# [TASK TO COMPLETE]
For this exercise, repeat all of the material verbatim apart from its images.

# [SOURCE EXCERPT]
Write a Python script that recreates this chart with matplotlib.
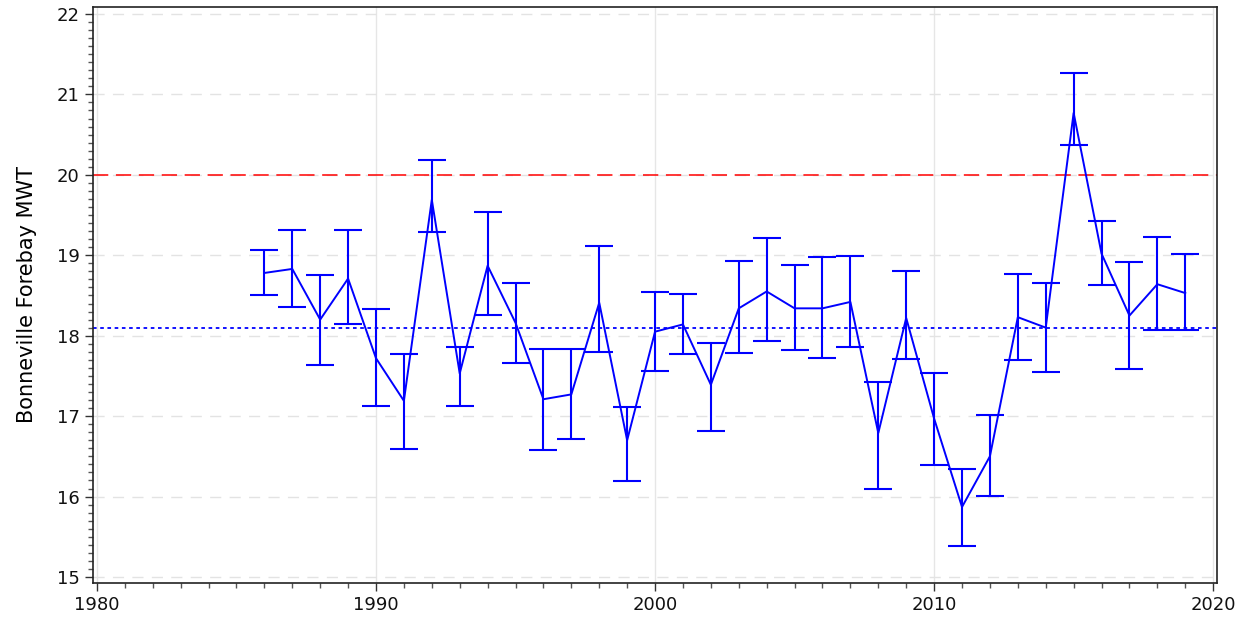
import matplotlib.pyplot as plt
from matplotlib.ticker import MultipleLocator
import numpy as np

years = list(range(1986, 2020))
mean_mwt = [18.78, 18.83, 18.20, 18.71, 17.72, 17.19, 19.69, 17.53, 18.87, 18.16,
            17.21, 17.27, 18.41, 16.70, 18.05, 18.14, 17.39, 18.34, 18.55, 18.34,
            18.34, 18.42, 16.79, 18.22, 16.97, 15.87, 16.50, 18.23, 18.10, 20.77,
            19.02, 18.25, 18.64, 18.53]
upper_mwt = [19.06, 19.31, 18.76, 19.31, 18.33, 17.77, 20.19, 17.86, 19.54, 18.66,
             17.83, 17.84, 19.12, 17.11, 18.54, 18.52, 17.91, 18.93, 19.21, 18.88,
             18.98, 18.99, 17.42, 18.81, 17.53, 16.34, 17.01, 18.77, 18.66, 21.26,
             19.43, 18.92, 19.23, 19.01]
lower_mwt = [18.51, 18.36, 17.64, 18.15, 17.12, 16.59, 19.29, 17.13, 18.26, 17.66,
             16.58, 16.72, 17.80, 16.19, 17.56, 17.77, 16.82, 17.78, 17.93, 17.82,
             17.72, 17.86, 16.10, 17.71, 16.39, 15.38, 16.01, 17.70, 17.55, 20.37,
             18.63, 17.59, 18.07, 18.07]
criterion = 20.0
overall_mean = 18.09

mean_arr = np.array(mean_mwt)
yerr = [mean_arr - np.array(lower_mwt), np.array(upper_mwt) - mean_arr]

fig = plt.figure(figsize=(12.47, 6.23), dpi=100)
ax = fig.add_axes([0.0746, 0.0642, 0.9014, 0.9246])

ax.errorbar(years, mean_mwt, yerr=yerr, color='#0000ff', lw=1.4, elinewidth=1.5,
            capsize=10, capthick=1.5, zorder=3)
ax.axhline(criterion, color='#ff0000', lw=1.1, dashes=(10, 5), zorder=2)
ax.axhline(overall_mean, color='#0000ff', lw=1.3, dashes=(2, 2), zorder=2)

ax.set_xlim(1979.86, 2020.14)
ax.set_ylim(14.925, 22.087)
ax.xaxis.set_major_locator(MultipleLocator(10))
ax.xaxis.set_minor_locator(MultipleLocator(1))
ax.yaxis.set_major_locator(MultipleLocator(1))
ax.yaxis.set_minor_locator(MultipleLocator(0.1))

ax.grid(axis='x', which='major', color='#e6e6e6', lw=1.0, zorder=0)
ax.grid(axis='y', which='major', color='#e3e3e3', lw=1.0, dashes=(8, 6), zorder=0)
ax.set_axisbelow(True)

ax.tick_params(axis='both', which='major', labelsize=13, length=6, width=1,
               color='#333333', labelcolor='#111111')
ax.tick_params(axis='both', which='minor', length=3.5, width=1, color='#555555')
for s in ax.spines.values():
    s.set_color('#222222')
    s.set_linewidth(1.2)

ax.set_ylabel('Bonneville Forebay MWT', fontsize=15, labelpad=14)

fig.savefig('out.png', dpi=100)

# [SOLUTION]
Write a Python script that recreates this chart with matplotlib.
import matplotlib.pyplot as plt
from matplotlib.ticker import MultipleLocator
import numpy as np

years = list(range(1986, 2020))
mean_mwt = [18.78, 18.83, 18.20, 18.71, 17.72, 17.19, 19.69, 17.53, 18.87, 18.16,
            17.21, 17.27, 18.41, 16.70, 18.05, 18.14, 17.39, 18.34, 18.55, 18.34,
            18.34, 18.42, 16.79, 18.22, 16.97, 15.87, 16.50, 18.23, 18.10, 20.77,
            19.02, 18.25, 18.64, 18.53]
upper_mwt = [19.06, 19.31, 18.76, 19.31, 18.33, 17.77, 20.19, 17.86, 19.54, 18.66,
             17.83, 17.84, 19.12, 17.11, 18.54, 18.52, 17.91, 18.93, 19.21, 18.88,
             18.98, 18.99, 17.42, 18.81, 17.53, 16.34, 17.01, 18.77, 18.66, 21.26,
             19.43, 18.92, 19.23, 19.01]
lower_mwt = [18.51, 18.36, 17.64, 18.15, 17.12, 16.59, 19.29, 17.13, 18.26, 17.66,
             16.58, 16.72, 17.80, 16.19, 17.56, 17.77, 16.82, 17.78, 17.93, 17.82,
             17.72, 17.86, 16.10, 17.71, 16.39, 15.38, 16.01, 17.70, 17.55, 20.37,
             18.63, 17.59, 18.07, 18.07]
criterion = 20.0
overall_mean = 18.09

mean_arr = np.array(mean_mwt)
yerr = [mean_arr - np.array(lower_mwt), np.array(upper_mwt) - mean_arr]

fig = plt.figure(figsize=(12.47, 6.23), dpi=100)
ax = fig.add_axes([0.0746, 0.0642, 0.9014, 0.9246])

ax.errorbar(years, mean_mwt, yerr=yerr, color='#0000ff', lw=1.4, elinewidth=1.5,
            capsize=10, capthick=1.5, zorder=3)
ax.axhline(criterion, color='#ff0000', lw=1.1, dashes=(10, 5), zorder=2)
ax.axhline(overall_mean, color='#0000ff', lw=1.3, dashes=(2, 2), zorder=2)

ax.set_xlim(1979.86, 2020.14)
ax.set_ylim(14.925, 22.087)
ax.xaxis.set_major_locator(MultipleLocator(10))
ax.xaxis.set_minor_locator(MultipleLocator(1))
ax.yaxis.set_major_locator(MultipleLocator(1))
ax.yaxis.set_minor_locator(MultipleLocator(0.1))

ax.grid(axis='x', which='major', color='#e6e6e6', lw=1.0, zorder=0)
ax.grid(axis='y', which='major', color='#e3e3e3', lw=1.0, dashes=(8, 6), zorder=0)
ax.set_axisbelow(True)

ax.tick_params(axis='both', which='major', labelsize=13, length=6, width=1,
               color='#333333', labelcolor='#111111')
ax.tick_params(axis='both', which='minor', length=3.5, width=1, color='#555555')
for s in ax.spines.values():
    s.set_color('#222222')
    s.set_linewidth(1.2)

ax.set_ylabel('Bonneville Forebay MWT', fontsize=15, labelpad=14)

fig.savefig('out.png', dpi=100)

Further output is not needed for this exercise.